[Start]

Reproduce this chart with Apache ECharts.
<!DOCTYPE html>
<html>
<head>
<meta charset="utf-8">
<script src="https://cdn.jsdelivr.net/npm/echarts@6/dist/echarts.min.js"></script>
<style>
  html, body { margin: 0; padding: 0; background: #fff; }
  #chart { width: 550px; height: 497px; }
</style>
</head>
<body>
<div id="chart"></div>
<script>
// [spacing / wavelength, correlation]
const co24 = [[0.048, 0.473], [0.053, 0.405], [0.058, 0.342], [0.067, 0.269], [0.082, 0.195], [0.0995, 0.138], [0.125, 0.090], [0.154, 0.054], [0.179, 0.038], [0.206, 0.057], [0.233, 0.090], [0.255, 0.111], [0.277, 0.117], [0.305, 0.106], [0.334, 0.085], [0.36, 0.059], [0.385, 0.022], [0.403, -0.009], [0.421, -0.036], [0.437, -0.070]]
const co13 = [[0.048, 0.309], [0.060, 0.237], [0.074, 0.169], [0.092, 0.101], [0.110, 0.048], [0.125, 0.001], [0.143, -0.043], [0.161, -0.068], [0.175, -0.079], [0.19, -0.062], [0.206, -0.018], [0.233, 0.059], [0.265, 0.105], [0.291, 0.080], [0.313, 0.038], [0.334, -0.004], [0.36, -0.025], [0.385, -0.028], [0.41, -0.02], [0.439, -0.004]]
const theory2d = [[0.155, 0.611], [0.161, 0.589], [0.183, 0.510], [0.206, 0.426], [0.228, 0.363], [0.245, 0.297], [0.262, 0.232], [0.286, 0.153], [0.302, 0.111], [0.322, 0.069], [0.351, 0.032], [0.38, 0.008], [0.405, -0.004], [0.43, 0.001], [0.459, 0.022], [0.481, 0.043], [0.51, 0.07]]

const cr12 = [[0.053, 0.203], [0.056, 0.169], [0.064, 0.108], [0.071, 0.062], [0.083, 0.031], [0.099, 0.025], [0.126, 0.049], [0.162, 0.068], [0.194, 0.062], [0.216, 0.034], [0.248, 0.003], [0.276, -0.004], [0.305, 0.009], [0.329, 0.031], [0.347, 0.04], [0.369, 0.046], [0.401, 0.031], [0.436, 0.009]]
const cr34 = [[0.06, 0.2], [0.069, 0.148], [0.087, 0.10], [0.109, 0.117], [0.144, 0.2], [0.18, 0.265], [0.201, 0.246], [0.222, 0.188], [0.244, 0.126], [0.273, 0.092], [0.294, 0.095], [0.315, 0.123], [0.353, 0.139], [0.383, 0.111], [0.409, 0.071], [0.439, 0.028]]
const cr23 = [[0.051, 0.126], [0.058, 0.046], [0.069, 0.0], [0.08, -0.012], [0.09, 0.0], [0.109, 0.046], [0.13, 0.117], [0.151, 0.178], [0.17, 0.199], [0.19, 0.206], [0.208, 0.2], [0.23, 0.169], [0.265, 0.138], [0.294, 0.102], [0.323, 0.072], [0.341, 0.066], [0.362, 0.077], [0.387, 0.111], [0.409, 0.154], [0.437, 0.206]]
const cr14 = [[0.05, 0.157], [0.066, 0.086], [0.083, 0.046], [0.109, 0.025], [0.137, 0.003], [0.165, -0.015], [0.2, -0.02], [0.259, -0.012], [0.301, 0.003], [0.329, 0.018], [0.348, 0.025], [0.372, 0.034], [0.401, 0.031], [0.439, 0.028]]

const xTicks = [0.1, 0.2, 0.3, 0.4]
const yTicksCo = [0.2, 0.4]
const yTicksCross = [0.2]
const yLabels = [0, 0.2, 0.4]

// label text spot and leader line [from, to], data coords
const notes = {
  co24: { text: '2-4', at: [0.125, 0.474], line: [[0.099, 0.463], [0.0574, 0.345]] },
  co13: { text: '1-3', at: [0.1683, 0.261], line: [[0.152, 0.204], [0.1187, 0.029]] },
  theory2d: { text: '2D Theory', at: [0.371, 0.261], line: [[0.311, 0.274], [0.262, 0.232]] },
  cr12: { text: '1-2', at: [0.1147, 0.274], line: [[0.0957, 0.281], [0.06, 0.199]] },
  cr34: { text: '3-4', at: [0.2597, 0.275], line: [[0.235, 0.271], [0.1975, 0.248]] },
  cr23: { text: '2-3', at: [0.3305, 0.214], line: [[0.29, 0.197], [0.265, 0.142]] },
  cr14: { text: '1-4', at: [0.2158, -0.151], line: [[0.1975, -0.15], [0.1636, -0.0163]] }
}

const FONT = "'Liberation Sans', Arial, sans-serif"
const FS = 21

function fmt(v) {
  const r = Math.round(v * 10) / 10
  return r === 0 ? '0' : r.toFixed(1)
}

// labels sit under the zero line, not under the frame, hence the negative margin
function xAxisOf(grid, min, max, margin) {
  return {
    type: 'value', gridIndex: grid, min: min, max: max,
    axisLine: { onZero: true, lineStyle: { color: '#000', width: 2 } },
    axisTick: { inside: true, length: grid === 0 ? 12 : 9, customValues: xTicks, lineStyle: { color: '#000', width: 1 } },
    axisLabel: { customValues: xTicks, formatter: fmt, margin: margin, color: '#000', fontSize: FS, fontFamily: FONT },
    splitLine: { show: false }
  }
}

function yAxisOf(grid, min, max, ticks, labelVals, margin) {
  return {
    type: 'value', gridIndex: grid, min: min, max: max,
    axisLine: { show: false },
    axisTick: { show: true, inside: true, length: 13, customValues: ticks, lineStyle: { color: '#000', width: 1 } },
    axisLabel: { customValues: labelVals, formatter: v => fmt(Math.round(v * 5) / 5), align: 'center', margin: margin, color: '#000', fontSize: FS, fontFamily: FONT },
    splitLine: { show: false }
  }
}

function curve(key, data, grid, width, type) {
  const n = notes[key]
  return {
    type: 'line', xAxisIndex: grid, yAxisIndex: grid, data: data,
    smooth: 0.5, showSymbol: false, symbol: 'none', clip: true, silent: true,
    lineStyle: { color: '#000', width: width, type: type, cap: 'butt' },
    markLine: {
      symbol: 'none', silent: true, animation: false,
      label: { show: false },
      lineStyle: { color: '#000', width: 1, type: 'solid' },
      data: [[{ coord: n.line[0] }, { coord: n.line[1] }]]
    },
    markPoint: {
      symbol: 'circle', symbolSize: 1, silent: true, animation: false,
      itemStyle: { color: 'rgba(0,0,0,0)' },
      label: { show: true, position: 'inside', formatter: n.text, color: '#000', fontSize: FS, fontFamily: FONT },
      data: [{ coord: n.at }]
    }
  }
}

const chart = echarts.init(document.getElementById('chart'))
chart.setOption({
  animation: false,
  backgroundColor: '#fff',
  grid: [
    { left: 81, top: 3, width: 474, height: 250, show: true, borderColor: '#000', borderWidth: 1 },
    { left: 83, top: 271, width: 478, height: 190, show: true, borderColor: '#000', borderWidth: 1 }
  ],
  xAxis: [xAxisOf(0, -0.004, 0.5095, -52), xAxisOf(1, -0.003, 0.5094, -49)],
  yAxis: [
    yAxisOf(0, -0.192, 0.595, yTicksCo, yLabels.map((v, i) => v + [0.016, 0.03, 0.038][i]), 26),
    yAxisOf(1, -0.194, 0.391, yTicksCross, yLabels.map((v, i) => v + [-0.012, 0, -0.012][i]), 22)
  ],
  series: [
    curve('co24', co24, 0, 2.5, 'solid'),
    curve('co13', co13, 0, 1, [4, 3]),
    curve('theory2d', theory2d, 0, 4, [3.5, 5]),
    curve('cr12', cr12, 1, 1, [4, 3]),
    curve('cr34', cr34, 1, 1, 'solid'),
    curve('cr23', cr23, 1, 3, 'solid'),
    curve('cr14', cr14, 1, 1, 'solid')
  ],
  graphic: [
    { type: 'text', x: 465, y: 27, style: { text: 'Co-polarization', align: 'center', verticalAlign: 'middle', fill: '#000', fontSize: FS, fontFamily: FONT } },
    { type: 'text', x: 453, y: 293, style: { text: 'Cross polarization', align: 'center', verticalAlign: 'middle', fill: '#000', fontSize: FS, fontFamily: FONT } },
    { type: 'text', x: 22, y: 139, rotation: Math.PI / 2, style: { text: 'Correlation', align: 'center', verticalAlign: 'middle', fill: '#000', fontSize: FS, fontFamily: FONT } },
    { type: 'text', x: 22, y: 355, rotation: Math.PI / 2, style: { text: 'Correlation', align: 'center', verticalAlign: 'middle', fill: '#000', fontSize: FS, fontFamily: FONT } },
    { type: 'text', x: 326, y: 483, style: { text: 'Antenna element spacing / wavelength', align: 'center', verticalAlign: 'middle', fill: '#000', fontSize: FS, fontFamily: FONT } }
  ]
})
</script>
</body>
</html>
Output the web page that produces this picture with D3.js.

[End]

THE REQUEST:
Find the word "with" in the records and pull out each line that has it.

THE RESULT:
Reproduce this chart with Apache ECharts.
Output the web page that produces this picture with D3.js.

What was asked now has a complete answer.